_Dataset content_
* Start *

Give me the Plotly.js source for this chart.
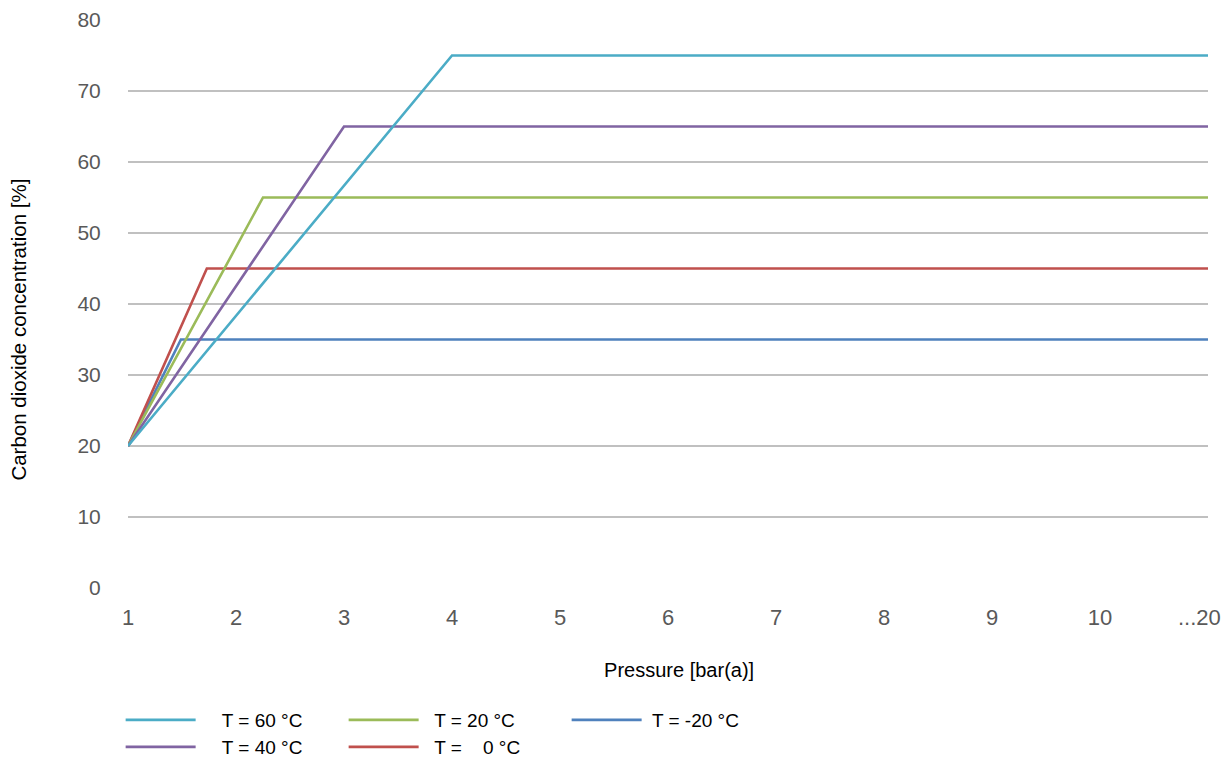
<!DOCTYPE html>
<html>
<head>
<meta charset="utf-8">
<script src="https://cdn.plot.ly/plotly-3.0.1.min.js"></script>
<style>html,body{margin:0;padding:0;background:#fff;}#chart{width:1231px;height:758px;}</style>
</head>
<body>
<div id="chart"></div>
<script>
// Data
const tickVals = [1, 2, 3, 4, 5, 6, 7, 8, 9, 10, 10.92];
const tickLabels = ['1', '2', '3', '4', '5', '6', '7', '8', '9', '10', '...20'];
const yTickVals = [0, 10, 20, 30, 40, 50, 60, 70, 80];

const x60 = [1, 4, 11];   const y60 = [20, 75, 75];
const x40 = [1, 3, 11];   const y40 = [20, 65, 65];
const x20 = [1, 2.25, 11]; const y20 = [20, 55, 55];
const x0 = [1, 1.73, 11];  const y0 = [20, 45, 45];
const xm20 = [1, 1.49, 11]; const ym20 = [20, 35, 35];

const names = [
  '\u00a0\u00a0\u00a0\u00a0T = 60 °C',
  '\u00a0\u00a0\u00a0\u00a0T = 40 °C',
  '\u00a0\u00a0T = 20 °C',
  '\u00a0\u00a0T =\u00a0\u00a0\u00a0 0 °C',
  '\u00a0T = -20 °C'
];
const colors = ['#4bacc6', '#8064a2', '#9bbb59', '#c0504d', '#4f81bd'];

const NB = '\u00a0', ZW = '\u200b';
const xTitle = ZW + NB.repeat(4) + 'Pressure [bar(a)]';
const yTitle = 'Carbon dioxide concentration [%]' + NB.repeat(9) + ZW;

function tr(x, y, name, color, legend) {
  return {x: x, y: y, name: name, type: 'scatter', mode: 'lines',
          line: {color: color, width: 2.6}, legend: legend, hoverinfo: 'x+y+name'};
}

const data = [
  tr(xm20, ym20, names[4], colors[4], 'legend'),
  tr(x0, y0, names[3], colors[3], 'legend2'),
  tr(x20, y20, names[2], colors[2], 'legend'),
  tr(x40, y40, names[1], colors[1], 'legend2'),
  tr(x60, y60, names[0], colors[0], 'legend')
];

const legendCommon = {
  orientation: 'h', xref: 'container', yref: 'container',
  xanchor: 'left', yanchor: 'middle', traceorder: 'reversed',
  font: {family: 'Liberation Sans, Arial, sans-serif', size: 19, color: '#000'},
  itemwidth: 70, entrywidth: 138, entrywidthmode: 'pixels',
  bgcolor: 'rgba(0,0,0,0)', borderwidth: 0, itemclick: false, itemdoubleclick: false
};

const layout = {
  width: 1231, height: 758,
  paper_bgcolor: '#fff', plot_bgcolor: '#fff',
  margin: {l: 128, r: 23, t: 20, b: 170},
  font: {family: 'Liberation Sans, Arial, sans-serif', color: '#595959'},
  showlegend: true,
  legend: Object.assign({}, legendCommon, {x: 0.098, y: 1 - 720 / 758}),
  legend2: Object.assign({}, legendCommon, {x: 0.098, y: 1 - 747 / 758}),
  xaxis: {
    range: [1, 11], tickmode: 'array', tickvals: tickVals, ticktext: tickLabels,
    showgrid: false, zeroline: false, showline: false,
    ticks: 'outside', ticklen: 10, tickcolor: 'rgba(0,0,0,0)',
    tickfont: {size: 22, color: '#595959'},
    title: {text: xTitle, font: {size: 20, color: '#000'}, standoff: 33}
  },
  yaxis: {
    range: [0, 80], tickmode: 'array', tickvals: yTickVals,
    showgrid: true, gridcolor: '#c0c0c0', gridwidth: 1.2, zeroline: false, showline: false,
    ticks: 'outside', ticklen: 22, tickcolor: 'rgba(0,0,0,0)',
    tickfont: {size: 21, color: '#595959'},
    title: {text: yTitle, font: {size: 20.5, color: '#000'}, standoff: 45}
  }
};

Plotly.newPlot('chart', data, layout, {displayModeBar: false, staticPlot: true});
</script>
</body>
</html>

* End *

_Written task_
Return, unchanged, the lines from the first line of the material through the line that holds "const xm20 = [1, 1.49, 11];", inclusive, omitting pictures.

_Solution for this exercise_
Give me the Plotly.js source for this chart.
<!DOCTYPE html>
<html>
<head>
<meta charset="utf-8">
<script src="https://cdn.plot.ly/plotly-3.0.1.min.js"></script>
<style>html,body{margin:0;padding:0;background:#fff;}#chart{width:1231px;height:758px;}</style>
</head>
<body>
<div id="chart"></div>
<script>
// Data
const tickVals = [1, 2, 3, 4, 5, 6, 7, 8, 9, 10, 10.92];
const tickLabels = ['1', '2', '3', '4', '5', '6', '7', '8', '9', '10', '...20'];
const yTickVals = [0, 10, 20, 30, 40, 50, 60, 70, 80];

const x60 = [1, 4, 11];   const y60 = [20, 75, 75];
const x40 = [1, 3, 11];   const y40 = [20, 65, 65];
const x20 = [1, 2.25, 11]; const y20 = [20, 55, 55];
const x0 = [1, 1.73, 11];  const y0 = [20, 45, 45];
const xm20 = [1, 1.49, 11]; const ym20 = [20, 35, 35];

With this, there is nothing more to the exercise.